Omit all images, then return the remaining material exactly as it stands.

-- BEGIN DATA EXCERPT --

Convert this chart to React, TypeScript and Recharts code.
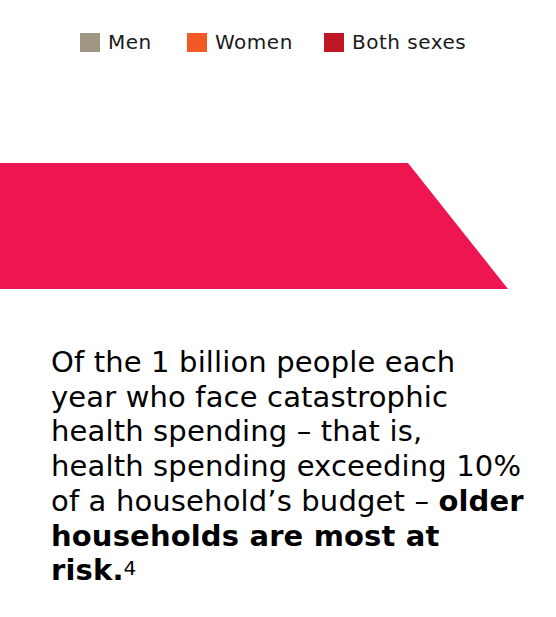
import { AreaChart, Area, XAxis, YAxis, Legend } from "recharts";

const legendNames = ["Men", "Women", "Both sexes"];
const legendColors = ["#a09683", "#f15a24", "#be1622"];

// banner shape: flat top, then slanting down to the right
const bannerX = [0, 408, 508];
const bannerLevel = [1, 1, 0];

const bannerData = bannerX.map((x, i) => ({ x, level: bannerLevel[i] }));

const textLines = [
  "Of the 1 billion people each",
  "year who face catastrophic",
  "health spending \u2013 that is,",
  "health spending exceeding 10%",
];

const itemWidths = [107, 137, 150];

const renderLegend = () => (
  <div
    style={{
      display: "flex",
      alignItems: "center",
      fontFamily: "DejaVu Sans",
      fontSize: 20,
      letterSpacing: 0.5,
      color: "#1a1a1a",
      paddingLeft: 80,
      whiteSpace: "nowrap",
    }}
  >
    {legendNames.map((name, i) => (
      <div
        key={name}
        style={{ display: "flex", alignItems: "center", width: itemWidths[i], flexShrink: 0 }}
      >
        <span
          style={{
            width: 20,
            height: 19,
            background: legendColors[i],
            marginRight: 8,
            display: "inline-block",
            flexShrink: 0,
          }}
        />
        <span>{name}</span>
      </div>
    ))}
  </div>
);

export default function App() {
  return (
    <div style={{ position: "absolute", left: 0, top: 0, width: 556, height: 617, background: "#fff" }}>
      <AreaChart
        width={556}
        height={617}
        data={bannerData}
        margin={{ top: 163, right: 0, bottom: 328, left: 0 }}
      >
        <XAxis dataKey="x" type="number" domain={[0, 556]} hide />
        <YAxis type="number" domain={[0, 1]} hide />
        <Legend
          verticalAlign="middle"
          align="center"
          content={renderLegend}
          wrapperStyle={{ top: 30, left: 0, width: 556 }}
        />
        <Area
          dataKey="level"
          type="linear"
          fill="#ed1651"
          fillOpacity={1}
          stroke="none"
          legendType="none"
          isAnimationActive={false}
        />
      </AreaChart>
      <div
        style={{
          position: "absolute",
          left: 51,
          top: 345,
          fontFamily: "DejaVu Sans",
          fontSize: 29,
          letterSpacing: 0.15,
          lineHeight: "34.7px",
          color: "#000",
          whiteSpace: "nowrap",
        }}
      >
        {textLines.map((l) => (
          <div key={l}>{l}</div>
        ))}
        <div>
          of a household{"\u2019"}s budget {"\u2013"} <b>older</b>
        </div>
        <div>
          <b>households are most at</b>
        </div>
        <div>
          <b>risk.</b>
          <span style={{ fontSize: 20, position: "relative", top: -5, marginLeft: 0 }}>4</span>
        </div>
      </div>
    </div>
  );
}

-- END DATA EXCERPT --

* [EXERCISE RESPONSE]:
Convert this chart to React, TypeScript and Recharts code.
import { AreaChart, Area, XAxis, YAxis, Legend } from "recharts";

const legendNames = ["Men", "Women", "Both sexes"];
const legendColors = ["#a09683", "#f15a24", "#be1622"];

// banner shape: flat top, then slanting down to the right
const bannerX = [0, 408, 508];
const bannerLevel = [1, 1, 0];

const bannerData = bannerX.map((x, i) => ({ x, level: bannerLevel[i] }));

const textLines = [
  "Of the 1 billion people each",
  "year who face catastrophic",
  "health spending \u2013 that is,",
  "health spending exceeding 10%",
];

const itemWidths = [107, 137, 150];

const renderLegend = () => (
  <div
    style={{
      display: "flex",
      alignItems: "center",
      fontFamily: "DejaVu Sans",
      fontSize: 20,
      letterSpacing: 0.5,
      color: "#1a1a1a",
      paddingLeft: 80,
      whiteSpace: "nowrap",
    }}
  >
    {legendNames.map((name, i) => (
      <div
        key={name}
        style={{ display: "flex", alignItems: "center", width: itemWidths[i], flexShrink: 0 }}
      >
        <span
          style={{
            width: 20,
            height: 19,
            background: legendColors[i],
            marginRight: 8,
            display: "inline-block",
            flexShrink: 0,
          }}
        />
        <span>{name}</span>
      </div>
    ))}
  </div>
);

export default function App() {
  return (
    <div style={{ position: "absolute", left: 0, top: 0, width: 556, height: 617, background: "#fff" }}>
      <AreaChart
        width={556}
        height={617}
        data={bannerData}
        margin={{ top: 163, right: 0, bottom: 328, left: 0 }}
      >
        <XAxis dataKey="x" type="number" domain={[0, 556]} hide />
        <YAxis type="number" domain={[0, 1]} hide />
        <Legend
          verticalAlign="middle"
          align="center"
          content={renderLegend}
          wrapperStyle={{ top: 30, left: 0, width: 556 }}
        />
        <Area
          dataKey="level"
          type="linear"
          fill="#ed1651"
          fillOpacity={1}
          stroke="none"
          legendType="none"
          isAnimationActive={false}
        />
      </AreaChart>
      <div
        style={{
          position: "absolute",
          left: 51,
          top: 345,
          fontFamily: "DejaVu Sans",
          fontSize: 29,
          letterSpacing: 0.15,
          lineHeight: "34.7px",
          color: "#000",
          whiteSpace: "nowrap",
        }}
      >
        {textLines.map((l) => (
          <div key={l}>{l}</div>
        ))}
        <div>
          of a household{"\u2019"}s budget {"\u2013"} <b>older</b>
        </div>
        <div>
          <b>households are most at</b>
        </div>
        <div>
          <b>risk.</b>
          <span style={{ fontSize: 20, position: "relative", top: -5, marginLeft: 0 }}>4</span>
        </div>
      </div>
    </div>
  );
}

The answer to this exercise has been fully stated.